### PROVIDED MATERIAL ###

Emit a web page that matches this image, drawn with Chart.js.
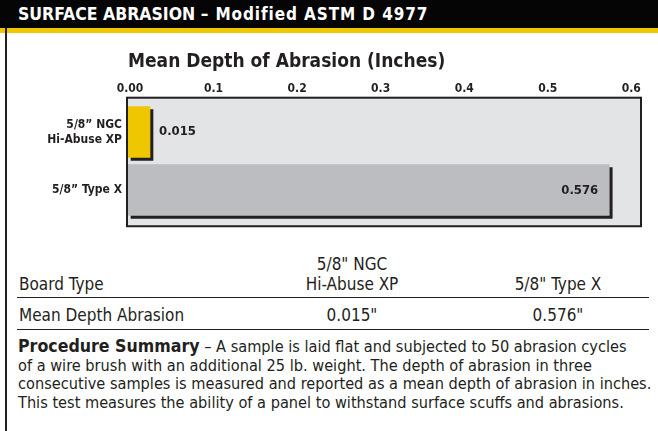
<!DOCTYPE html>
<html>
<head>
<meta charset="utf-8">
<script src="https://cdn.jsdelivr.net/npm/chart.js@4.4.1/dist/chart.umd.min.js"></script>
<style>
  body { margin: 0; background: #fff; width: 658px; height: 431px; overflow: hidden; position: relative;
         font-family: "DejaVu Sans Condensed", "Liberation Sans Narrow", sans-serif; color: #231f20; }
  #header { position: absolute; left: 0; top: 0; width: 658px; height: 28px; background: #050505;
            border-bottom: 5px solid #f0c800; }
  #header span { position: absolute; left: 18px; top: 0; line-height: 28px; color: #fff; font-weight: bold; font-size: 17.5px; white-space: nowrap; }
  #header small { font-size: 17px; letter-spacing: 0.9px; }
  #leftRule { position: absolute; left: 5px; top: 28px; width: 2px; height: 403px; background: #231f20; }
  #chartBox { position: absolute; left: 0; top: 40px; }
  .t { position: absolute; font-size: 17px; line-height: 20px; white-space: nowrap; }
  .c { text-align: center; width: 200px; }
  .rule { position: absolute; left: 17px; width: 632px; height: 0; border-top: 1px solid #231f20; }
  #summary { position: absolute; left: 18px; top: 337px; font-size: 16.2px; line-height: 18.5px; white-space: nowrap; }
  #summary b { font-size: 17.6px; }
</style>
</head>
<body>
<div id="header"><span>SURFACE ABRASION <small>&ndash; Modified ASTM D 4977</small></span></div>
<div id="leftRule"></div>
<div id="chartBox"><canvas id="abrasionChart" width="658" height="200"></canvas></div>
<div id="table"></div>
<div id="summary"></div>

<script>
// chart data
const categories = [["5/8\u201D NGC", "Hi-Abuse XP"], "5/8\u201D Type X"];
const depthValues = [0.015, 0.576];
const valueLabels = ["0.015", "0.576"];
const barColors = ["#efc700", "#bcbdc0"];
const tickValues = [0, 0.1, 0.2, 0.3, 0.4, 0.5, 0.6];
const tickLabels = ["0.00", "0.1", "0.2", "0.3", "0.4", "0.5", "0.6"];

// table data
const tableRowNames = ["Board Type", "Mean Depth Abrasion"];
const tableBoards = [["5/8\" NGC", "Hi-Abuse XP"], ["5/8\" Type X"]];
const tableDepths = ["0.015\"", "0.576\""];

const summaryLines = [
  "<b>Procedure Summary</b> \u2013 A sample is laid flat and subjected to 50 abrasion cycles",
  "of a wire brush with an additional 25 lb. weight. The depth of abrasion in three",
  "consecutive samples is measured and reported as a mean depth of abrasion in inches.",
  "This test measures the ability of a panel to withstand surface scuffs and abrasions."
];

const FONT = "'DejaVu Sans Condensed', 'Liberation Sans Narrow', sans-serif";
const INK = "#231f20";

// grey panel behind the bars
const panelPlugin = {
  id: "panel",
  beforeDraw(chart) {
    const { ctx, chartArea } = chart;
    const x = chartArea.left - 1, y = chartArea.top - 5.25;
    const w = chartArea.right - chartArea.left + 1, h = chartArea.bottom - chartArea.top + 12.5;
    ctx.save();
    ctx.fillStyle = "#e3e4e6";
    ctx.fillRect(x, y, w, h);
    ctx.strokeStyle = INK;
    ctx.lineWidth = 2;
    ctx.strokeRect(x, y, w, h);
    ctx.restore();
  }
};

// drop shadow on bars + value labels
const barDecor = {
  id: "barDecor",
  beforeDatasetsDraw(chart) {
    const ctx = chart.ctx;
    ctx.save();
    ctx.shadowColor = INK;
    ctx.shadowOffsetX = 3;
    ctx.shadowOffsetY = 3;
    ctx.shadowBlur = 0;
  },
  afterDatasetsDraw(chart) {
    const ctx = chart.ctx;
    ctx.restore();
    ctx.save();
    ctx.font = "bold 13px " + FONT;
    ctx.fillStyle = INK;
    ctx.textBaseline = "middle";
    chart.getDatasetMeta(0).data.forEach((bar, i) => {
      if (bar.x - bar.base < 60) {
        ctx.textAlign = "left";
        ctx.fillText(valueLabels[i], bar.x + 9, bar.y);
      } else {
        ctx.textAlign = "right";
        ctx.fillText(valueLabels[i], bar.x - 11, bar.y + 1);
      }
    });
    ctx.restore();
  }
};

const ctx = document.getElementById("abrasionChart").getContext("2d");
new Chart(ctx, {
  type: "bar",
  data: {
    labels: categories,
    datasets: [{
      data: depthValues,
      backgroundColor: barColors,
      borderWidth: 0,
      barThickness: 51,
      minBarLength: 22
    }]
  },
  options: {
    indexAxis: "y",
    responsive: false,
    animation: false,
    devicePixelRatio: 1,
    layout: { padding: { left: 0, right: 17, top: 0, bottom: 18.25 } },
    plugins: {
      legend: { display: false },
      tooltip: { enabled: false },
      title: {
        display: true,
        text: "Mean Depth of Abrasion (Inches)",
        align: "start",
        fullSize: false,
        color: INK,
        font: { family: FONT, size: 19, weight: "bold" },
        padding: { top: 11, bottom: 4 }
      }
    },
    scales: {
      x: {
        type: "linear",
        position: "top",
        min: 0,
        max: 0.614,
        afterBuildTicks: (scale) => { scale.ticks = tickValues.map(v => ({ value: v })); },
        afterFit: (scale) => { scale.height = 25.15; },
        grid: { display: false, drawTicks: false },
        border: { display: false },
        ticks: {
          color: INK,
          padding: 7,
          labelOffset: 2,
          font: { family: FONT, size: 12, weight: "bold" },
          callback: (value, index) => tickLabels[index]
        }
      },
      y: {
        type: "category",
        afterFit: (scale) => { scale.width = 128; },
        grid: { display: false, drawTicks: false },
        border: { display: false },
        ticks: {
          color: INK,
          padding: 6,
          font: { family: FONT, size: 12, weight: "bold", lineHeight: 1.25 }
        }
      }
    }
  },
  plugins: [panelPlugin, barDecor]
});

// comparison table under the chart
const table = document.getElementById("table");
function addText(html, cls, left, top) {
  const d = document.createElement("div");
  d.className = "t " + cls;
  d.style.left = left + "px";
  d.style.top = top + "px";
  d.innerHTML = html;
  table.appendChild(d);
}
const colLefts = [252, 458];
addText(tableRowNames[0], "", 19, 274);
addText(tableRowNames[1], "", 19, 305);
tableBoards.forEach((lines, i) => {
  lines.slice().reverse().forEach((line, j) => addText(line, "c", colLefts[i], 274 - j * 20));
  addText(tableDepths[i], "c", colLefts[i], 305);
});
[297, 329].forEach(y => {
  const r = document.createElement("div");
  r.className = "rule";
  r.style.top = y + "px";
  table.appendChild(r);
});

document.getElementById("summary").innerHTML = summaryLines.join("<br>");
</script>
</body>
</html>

###

• [GOAL]:
Please write out all of the material above without changing a word, and omit any pictures.

• [SOLUTION TO THE EXERCISE]:
Emit a web page that matches this image, drawn with Chart.js.
<!DOCTYPE html>
<html>
<head>
<meta charset="utf-8">
<script src="https://cdn.jsdelivr.net/npm/chart.js@4.4.1/dist/chart.umd.min.js"></script>
<style>
  body { margin: 0; background: #fff; width: 658px; height: 431px; overflow: hidden; position: relative;
         font-family: "DejaVu Sans Condensed", "Liberation Sans Narrow", sans-serif; color: #231f20; }
  #header { position: absolute; left: 0; top: 0; width: 658px; height: 28px; background: #050505;
            border-bottom: 5px solid #f0c800; }
  #header span { position: absolute; left: 18px; top: 0; line-height: 28px; color: #fff; font-weight: bold; font-size: 17.5px; white-space: nowrap; }
  #header small { font-size: 17px; letter-spacing: 0.9px; }
  #leftRule { position: absolute; left: 5px; top: 28px; width: 2px; height: 403px; background: #231f20; }
  #chartBox { position: absolute; left: 0; top: 40px; }
  .t { position: absolute; font-size: 17px; line-height: 20px; white-space: nowrap; }
  .c { text-align: center; width: 200px; }
  .rule { position: absolute; left: 17px; width: 632px; height: 0; border-top: 1px solid #231f20; }
  #summary { position: absolute; left: 18px; top: 337px; font-size: 16.2px; line-height: 18.5px; white-space: nowrap; }
  #summary b { font-size: 17.6px; }
</style>
</head>
<body>
<div id="header"><span>SURFACE ABRASION <small>&ndash; Modified ASTM D 4977</small></span></div>
<div id="leftRule"></div>
<div id="chartBox"><canvas id="abrasionChart" width="658" height="200"></canvas></div>
<div id="table"></div>
<div id="summary"></div>

<script>
// chart data
const categories = [["5/8\u201D NGC", "Hi-Abuse XP"], "5/8\u201D Type X"];
const depthValues = [0.015, 0.576];
const valueLabels = ["0.015", "0.576"];
const barColors = ["#efc700", "#bcbdc0"];
const tickValues = [0, 0.1, 0.2, 0.3, 0.4, 0.5, 0.6];
const tickLabels = ["0.00", "0.1", "0.2", "0.3", "0.4", "0.5", "0.6"];

// table data
const tableRowNames = ["Board Type", "Mean Depth Abrasion"];
const tableBoards = [["5/8\" NGC", "Hi-Abuse XP"], ["5/8\" Type X"]];
const tableDepths = ["0.015\"", "0.576\""];

const summaryLines = [
  "<b>Procedure Summary</b> \u2013 A sample is laid flat and subjected to 50 abrasion cycles",
  "of a wire brush with an additional 25 lb. weight. The depth of abrasion in three",
  "consecutive samples is measured and reported as a mean depth of abrasion in inches.",
  "This test measures the ability of a panel to withstand surface scuffs and abrasions."
];

const FONT = "'DejaVu Sans Condensed', 'Liberation Sans Narrow', sans-serif";
const INK = "#231f20";

// grey panel behind the bars
const panelPlugin = {
  id: "panel",
  beforeDraw(chart) {
    const { ctx, chartArea } = chart;
    const x = chartArea.left - 1, y = chartArea.top - 5.25;
    const w = chartArea.right - chartArea.left + 1, h = chartArea.bottom - chartArea.top + 12.5;
    ctx.save();
    ctx.fillStyle = "#e3e4e6";
    ctx.fillRect(x, y, w, h);
    ctx.strokeStyle = INK;
    ctx.lineWidth = 2;
    ctx.strokeRect(x, y, w, h);
    ctx.restore();
  }
};

// drop shadow on bars + value labels
const barDecor = {
  id: "barDecor",
  beforeDatasetsDraw(chart) {
    const ctx = chart.ctx;
    ctx.save();
    ctx.shadowColor = INK;
    ctx.shadowOffsetX = 3;
    ctx.shadowOffsetY = 3;
    ctx.shadowBlur = 0;
  },
  afterDatasetsDraw(chart) {
    const ctx = chart.ctx;
    ctx.restore();
    ctx.save();
    ctx.font = "bold 13px " + FONT;
    ctx.fillStyle = INK;
    ctx.textBaseline = "middle";
    chart.getDatasetMeta(0).data.forEach((bar, i) => {
      if (bar.x - bar.base < 60) {
        ctx.textAlign = "left";
        ctx.fillText(valueLabels[i], bar.x + 9, bar.y);
      } else {
        ctx.textAlign = "right";
        ctx.fillText(valueLabels[i], bar.x - 11, bar.y + 1);
      }
    });
    ctx.restore();
  }
};

const ctx = document.getElementById("abrasionChart").getContext("2d");
new Chart(ctx, {
  type: "bar",
  data: {
    labels: categories,
    datasets: [{
      data: depthValues,
      backgroundColor: barColors,
      borderWidth: 0,
      barThickness: 51,
      minBarLength: 22
    }]
  },
  options: {
    indexAxis: "y",
    responsive: false,
    animation: false,
    devicePixelRatio: 1,
    layout: { padding: { left: 0, right: 17, top: 0, bottom: 18.25 } },
    plugins: {
      legend: { display: false },
      tooltip: { enabled: false },
      title: {
        display: true,
        text: "Mean Depth of Abrasion (Inches)",
        align: "start",
        fullSize: false,
        color: INK,
        font: { family: FONT, size: 19, weight: "bold" },
        padding: { top: 11, bottom: 4 }
      }
    },
    scales: {
      x: {
        type: "linear",
        position: "top",
        min: 0,
        max: 0.614,
        afterBuildTicks: (scale) => { scale.ticks = tickValues.map(v => ({ value: v })); },
        afterFit: (scale) => { scale.height = 25.15; },
        grid: { display: false, drawTicks: false },
        border: { display: false },
        ticks: {
          color: INK,
          padding: 7,
          labelOffset: 2,
          font: { family: FONT, size: 12, weight: "bold" },
          callback: (value, index) => tickLabels[index]
        }
      },
      y: {
        type: "category",
        afterFit: (scale) => { scale.width = 128; },
        grid: { display: false, drawTicks: false },
        border: { display: false },
        ticks: {
          color: INK,
          padding: 6,
          font: { family: FONT, size: 12, weight: "bold", lineHeight: 1.25 }
        }
      }
    }
  },
  plugins: [panelPlugin, barDecor]
});

// comparison table under the chart
const table = document.getElementById("table");
function addText(html, cls, left, top) {
  const d = document.createElement("div");
  d.className = "t " + cls;
  d.style.left = left + "px";
  d.style.top = top + "px";
  d.innerHTML = html;
  table.appendChild(d);
}
const colLefts = [252, 458];
addText(tableRowNames[0], "", 19, 274);
addText(tableRowNames[1], "", 19, 305);
tableBoards.forEach((lines, i) => {
  lines.slice().reverse().forEach((line, j) => addText(line, "c", colLefts[i], 274 - j * 20));
  addText(tableDepths[i], "c", colLefts[i], 305);
});
[297, 329].forEach(y => {
  const r = document.createElement("div");
  r.className = "rule";
  r.style.top = y + "px";
  table.appendChild(r);
});

document.getElementById("summary").innerHTML = summaryLines.join("<br>");
</script>
</body>
</html>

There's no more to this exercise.